Hot, sweaty dance floors with feet stomping and every body moving. Grooves for days. Monster horns and shredding psych-rock guitars. Oh, and giant killer robots. Let’s not forget about those.
Date/Time: Nov 10 2016, 8:00 pm to 11:30 pm
Vancouver, Imperial VancouverAge: 19+
Cost: $20.00
Find tickets: here
These are among the elements that make up the Five Alarm Funk experience. The Vancouver-based band is nine men strong and over a decade deep into a career that has seen it release five acclaimed albums and burn up stages across the country on four national tours. And this vehicle isn’t about to slow down. In fact, Five Alarm Funk is just picking up steam.
FAF’s stellar catalogue includes Anything Is Possible (winner of Instrumental Recording of the Year at the 2011 Western Canadian Music Awards) and Rock the Sky (which was nominated for Instrumental Recording of the Year at the 2013 WCMAs and Instrumental Album of the Year at that year’s Juno Awards.)
Five Alarm Funk’s fifth studio LP, released last June, is the hard-rocking Abandon Earth, a concept record about the destruction of Earth by a giant tyrannical robot. The band took the album’s Balkan-inspired horns, prog-metal six-string shredding, and ambitious, cinematic arrangements on tour across Canada and into the United States in the summer of 2014.
And the road goes ever on. Five Alarm Funk will hit the studio again this winter, and after that? Well, the plan is to take on the entire planet, but FAF will be happy to get the party started in the U.S. And Europe. Not to mention Australia and New Zealand.
It won’t be long before music lovers around the world learn what the group’s Canadian fans have known for years. A Five Alarm Funk show is more than a concert; it’s a high-octane, knock-your-socks-off dance party. Come prepared to get sweaty.
Tonye Aganaba
Tonye was the go-to feature singer for Vancouver’s EDM producers and DJs for years, a soulful, powerful voice that stood out, giving her the confidence to create music of her own that reflects who she is. Signed to 604 Records after two solo releases, her new EP, Villain, is a fun, groovy, electronic-spiked R&B/soul recording that declares the arrival of an artist not to be messed with.

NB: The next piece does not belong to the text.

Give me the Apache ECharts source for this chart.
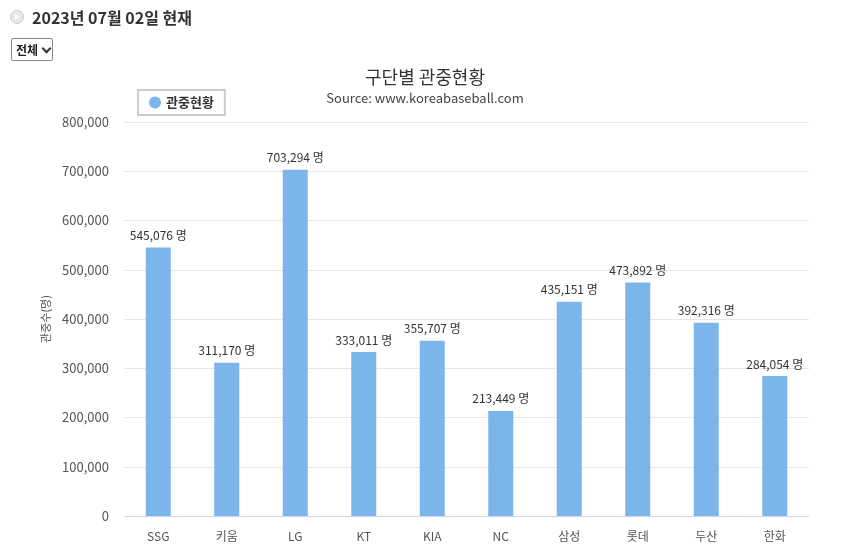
<!DOCTYPE html>
<html>
<head>
<meta charset="utf-8">
<script src="https://cdn.jsdelivr.net/npm/echarts@6/dist/echarts.min.js"></script>
<style>
    body { margin: 0; background: #fff; font-family: "Noto Sans CJK KR", "Noto Sans", sans-serif; }
    #wrap { position: relative; width: 850px; height: 556px; }
    #chart { position: absolute; left: 0; top: 0; width: 850px; height: 556px; }
    #head { position: absolute; left: 10px; top: 5px; font-size: 16px; font-weight: bold; color: #333; display: flex; align-items: center; white-space: nowrap; }
    #head .ic { width: 12px; height: 12px; border-radius: 50%; border: 1px solid #ccc; background: #e8e8e8; margin-right: 8px; position: relative; }
    #head .ic:after { content: ''; position: absolute; left: 4px; top: 3px; border-left: 5px solid #fff; border-top: 3px solid transparent; border-bottom: 3px solid transparent; }
    #sel { position: absolute; left: 11px; top: 38px; width: 42px; height: 23px; border: 1px solid #888; border-radius: 2px; font-size: 12px; font-weight: bold; color: #222; display: flex; align-items: center; padding-left: 4px; box-sizing: border-box; white-space: nowrap; }
    #sel span.cv { display: inline-block; width: 5px; height: 5px; border-right: 2px solid #333; border-bottom: 2px solid #333; transform: rotate(45deg); margin: -3px 0 0 5px; }
</style>
</head>
<body>
<div id="wrap">
    <div id="chart"></div>
    <div id="head"><span class="ic"></span>2023년 07월 02일 현재</div>
    <div id="sel">전체<span class="cv"></span></div>
</div>
<script>
const teams = ['SSG', '키움', 'LG', 'KT', 'KIA', 'NC', '삼성', '롯데', '두산', '한화'];
const attendance = [545076, 311170, 703294, 333011, 355707, 213449, 435151, 473892, 392316, 284054];

const chart = echarts.init(document.getElementById('chart'));

const option = {
    animation: false,
    textStyle: {fontFamily: '"Noto Sans CJK KR", sans-serif'},
    title: {
        text: '구단별 관중현황',
        subtext: 'Source: www.koreabaseball.com',
        left: 'center',
        top: 63,
        itemGap: 6,
        textStyle: {fontSize: 18, fontWeight: 'normal', color: '#333'},
        subtextStyle: {fontSize: 13, color: '#444'},
    },
    legend: {
        left: 138,
        top: 90,
        padding: [6, 11, 6, 11],
        borderColor: '#ccc',
        borderWidth: 2,
        itemWidth: 12,
        itemHeight: 12,
        icon: 'circle',
        textStyle: {fontSize: 13, fontWeight: 'bold', color: '#333'},
        data: ['관중현황'],
    },
    grid: {left: 124, right: 41, top: 122, bottom: 40},
    xAxis: {
        type: 'category',
        data: teams,
        axisLine: {lineStyle: {color: '#ccd6eb'}},
        axisTick: {length: 10, lineStyle: {color: '#ccd6eb'}},
        axisLabel: {fontSize: 12, color: '#555', margin: 14},
    },
    yAxis: {
        type: 'value',
        min: 0,
        max: 800000,
        interval: 100000,
        name: '관중수(명)',
        nameLocation: 'middle',
        nameGap: 71,
        nameTextStyle: {fontSize: 11, color: '#555'},
        axisLabel: {
            fontSize: 13,
            color: '#555',
            margin: 15,
            formatter: (v) => v.toLocaleString('en-US'),
        },
        splitLine: {lineStyle: {color: '#e6e6e6'}},
    },
    series: [
        {
            name: '관중현황',
            type: 'bar',
            data: attendance,
            barWidth: 25,
            itemStyle: {color: '#7cb5ec'},
            label: {
                show: true,
                position: 'top',
                distance: 6,
                fontSize: 12,
                color: '#333',
                formatter: (p) => p.value.toLocaleString('en-US') + ' 명',
            },
        },
    ],
};

chart.setOption(option);
</script>
</body>
</html>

She is outgoing and outspoken, a big personality, who can just as quickly laugh at the error of her ways as she can fall in love. Her music is all about that: Love. She writes better in hindsight — “Oh, that guy! What was I thinking?” In fact, she can’t wait to call the guy out from the stage who inspired her song “Villain” and declare her worth (and every woman’s) in her anthem “Queen.” The lady speaks her mind.
Produced in separate sessions by Kevin Maher (Carly Rae Jepsen, Kat Von D) and Colin Janz (Jepsen, The Katherines), Villain follows 2013’s The Solar Twin and 2011’s White Wizard, both self-released EPs that were straight-up sultry R&B/soul. But when she entered the studio to write and record with Kevin, they decided to mix it up and create something that represents Tonye’s eclecticism and tastes.
“We said, ‘Who are you in love with right now? What’s the sound? What is the feeling that makes you go crazy?” says Tonye, “And I was like, Janelle Monae, Jamiroquai, Lauryn Hill, Erykah Badu and one of the big influences was producer Mark Ronson who has a talent for picking amazing voices. So we figured out who our influences were and then were like, ‘Let’s put that flavour on everything that we do.’ “There wasn’t one coherent sound we were going for,” she says. “It was more a vibe, an approach to the music, and that sound is soulful, groovy, has a good beat and incorporates live instrumentation with electronic sounds, which is something I’ve always been doing. So Villain is a combination of everything I was going for in the past.”
Tonye, who sometimes puts “human” down before describing herself as a singer-songwriter, is heavily involved with charity as well, through #GROUNDUP, which has helped raise over $50,000 for various local and international causes. Her unofficial foundation, The Living Society, is focused on using the arts to connect with the community and bring to light social issues. She does this all through her music; she knows its importance.
“A lot of people get into music because they want to be famous but for me I came from an amazing but sometimes dysfunctional family and music was my home when I felt like I didn’t have one. It helped me be able to express myself when I couldn’t in many other ways,” Tonye says.
“I’m a very outgoing person and I have no problem standing in front of people and talking my face off, but when it comes to expressing the truth of what’s in my heart, I have a hard time with that, so it’s really important for me to put out in to the world, ‘Yeah, I sing and yeah I make music, but when it comes down to it, I’m just a human being that’s messed up and finding my way to express myself and be happy.”